# start of RECORDED INFORMATION

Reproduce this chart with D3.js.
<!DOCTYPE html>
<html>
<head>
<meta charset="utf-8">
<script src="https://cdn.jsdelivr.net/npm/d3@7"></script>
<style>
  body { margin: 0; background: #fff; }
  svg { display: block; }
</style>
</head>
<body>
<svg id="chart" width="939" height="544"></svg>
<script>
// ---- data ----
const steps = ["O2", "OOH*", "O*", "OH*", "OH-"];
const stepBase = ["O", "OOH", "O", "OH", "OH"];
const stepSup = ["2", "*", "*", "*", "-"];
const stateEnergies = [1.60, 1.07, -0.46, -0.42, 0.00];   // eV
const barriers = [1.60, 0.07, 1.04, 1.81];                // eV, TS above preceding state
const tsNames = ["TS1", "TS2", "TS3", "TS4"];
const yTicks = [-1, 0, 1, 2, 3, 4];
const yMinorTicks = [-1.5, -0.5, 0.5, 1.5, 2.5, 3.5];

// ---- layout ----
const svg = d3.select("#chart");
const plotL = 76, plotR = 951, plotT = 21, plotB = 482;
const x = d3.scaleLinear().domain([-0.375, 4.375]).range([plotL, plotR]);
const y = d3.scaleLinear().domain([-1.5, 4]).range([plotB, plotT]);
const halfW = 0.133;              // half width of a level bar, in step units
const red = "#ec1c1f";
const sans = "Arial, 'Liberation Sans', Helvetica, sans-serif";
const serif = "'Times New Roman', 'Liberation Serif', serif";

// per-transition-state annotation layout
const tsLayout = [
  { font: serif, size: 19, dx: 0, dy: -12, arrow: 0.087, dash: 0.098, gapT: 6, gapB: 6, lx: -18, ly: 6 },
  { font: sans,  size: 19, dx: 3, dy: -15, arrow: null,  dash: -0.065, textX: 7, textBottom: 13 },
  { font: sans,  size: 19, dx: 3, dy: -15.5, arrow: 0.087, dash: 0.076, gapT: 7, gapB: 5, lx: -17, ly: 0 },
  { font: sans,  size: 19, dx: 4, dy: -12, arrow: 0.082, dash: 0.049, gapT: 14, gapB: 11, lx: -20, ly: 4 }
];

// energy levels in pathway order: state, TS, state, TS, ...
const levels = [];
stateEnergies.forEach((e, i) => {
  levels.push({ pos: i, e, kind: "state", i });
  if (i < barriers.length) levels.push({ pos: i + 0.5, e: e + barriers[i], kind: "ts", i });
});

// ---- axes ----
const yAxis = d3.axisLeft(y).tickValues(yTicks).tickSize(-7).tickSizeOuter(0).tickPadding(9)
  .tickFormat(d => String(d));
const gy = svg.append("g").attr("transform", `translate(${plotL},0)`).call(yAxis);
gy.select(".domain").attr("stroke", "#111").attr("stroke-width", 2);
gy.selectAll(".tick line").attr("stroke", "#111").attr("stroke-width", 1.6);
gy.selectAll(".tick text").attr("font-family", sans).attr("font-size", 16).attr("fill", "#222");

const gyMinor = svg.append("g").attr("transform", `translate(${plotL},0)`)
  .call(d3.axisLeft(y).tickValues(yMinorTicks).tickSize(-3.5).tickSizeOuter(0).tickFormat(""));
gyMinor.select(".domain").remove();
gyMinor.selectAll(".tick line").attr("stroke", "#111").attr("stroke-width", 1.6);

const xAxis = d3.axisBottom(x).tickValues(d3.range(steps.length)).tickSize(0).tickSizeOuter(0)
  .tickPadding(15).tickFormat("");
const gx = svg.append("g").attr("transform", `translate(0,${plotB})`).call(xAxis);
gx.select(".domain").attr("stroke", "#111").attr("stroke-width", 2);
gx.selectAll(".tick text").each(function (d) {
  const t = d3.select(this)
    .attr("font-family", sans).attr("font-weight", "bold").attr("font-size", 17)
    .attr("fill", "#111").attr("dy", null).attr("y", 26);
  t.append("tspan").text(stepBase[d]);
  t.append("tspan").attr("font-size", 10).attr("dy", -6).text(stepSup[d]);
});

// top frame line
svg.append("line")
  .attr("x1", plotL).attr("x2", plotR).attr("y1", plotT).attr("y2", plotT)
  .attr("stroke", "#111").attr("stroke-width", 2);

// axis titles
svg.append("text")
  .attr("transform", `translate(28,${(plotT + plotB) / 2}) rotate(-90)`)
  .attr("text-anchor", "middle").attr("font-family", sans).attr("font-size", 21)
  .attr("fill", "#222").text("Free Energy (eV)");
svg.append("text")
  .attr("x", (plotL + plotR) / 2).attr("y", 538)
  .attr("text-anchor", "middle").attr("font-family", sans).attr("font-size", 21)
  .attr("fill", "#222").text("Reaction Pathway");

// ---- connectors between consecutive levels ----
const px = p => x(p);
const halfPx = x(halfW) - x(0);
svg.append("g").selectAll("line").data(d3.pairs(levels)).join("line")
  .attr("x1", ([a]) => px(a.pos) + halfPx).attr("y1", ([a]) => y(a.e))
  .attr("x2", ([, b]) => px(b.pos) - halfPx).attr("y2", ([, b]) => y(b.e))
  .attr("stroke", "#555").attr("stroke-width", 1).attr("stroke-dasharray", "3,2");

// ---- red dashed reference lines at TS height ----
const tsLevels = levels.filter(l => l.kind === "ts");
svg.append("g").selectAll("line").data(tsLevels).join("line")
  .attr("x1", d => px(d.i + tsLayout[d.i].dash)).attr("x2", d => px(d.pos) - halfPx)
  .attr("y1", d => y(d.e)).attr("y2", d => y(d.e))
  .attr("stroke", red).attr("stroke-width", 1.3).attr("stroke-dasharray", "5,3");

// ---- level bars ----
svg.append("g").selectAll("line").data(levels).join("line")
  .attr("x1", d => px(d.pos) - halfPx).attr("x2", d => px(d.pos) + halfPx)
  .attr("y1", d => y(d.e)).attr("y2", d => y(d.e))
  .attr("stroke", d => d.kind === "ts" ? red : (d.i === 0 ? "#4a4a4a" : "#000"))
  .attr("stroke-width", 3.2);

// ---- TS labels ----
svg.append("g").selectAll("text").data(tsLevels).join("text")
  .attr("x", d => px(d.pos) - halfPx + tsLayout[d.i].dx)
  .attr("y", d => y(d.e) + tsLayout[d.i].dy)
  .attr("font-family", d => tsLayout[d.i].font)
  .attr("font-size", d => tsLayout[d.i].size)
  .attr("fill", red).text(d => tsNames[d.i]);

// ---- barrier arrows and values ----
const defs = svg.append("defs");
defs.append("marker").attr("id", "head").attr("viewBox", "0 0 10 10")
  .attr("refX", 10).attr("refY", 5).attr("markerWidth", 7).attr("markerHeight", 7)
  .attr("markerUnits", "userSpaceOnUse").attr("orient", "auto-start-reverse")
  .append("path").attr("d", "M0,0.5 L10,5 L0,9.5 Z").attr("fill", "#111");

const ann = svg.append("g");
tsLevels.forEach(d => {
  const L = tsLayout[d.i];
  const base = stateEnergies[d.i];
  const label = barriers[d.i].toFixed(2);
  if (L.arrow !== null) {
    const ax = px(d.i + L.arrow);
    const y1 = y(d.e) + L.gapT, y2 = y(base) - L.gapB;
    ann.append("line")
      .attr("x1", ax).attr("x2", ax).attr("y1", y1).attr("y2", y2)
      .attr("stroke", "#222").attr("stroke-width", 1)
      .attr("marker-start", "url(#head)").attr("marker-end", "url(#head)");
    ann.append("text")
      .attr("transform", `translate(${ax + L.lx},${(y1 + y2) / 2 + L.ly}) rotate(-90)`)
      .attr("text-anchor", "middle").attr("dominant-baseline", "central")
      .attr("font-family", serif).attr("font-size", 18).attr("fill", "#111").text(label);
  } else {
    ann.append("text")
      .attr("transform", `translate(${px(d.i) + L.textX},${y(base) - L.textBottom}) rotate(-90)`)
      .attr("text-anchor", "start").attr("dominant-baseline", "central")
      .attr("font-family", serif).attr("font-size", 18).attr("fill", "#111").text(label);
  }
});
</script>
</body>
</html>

# end of RECORDED INFORMATION

Give back exactly the material above from its opening line to the line bearing "const yMinorTicks = [-1.5, -0.5, 0.5, 1.5, 2.5, 3.5];".

THE RESPONSE
Reproduce this chart with D3.js.
<!DOCTYPE html>
<html>
<head>
<meta charset="utf-8">
<script src="https://cdn.jsdelivr.net/npm/d3@7"></script>
<style>
  body { margin: 0; background: #fff; }
  svg { display: block; }
</style>
</head>
<body>
<svg id="chart" width="939" height="544"></svg>
<script>
// ---- data ----
const steps = ["O2", "OOH*", "O*", "OH*", "OH-"];
const stepBase = ["O", "OOH", "O", "OH", "OH"];
const stepSup = ["2", "*", "*", "*", "-"];
const stateEnergies = [1.60, 1.07, -0.46, -0.42, 0.00];   // eV
const barriers = [1.60, 0.07, 1.04, 1.81];                // eV, TS above preceding state
const tsNames = ["TS1", "TS2", "TS3", "TS4"];
const yTicks = [-1, 0, 1, 2, 3, 4];
const yMinorTicks = [-1.5, -0.5, 0.5, 1.5, 2.5, 3.5];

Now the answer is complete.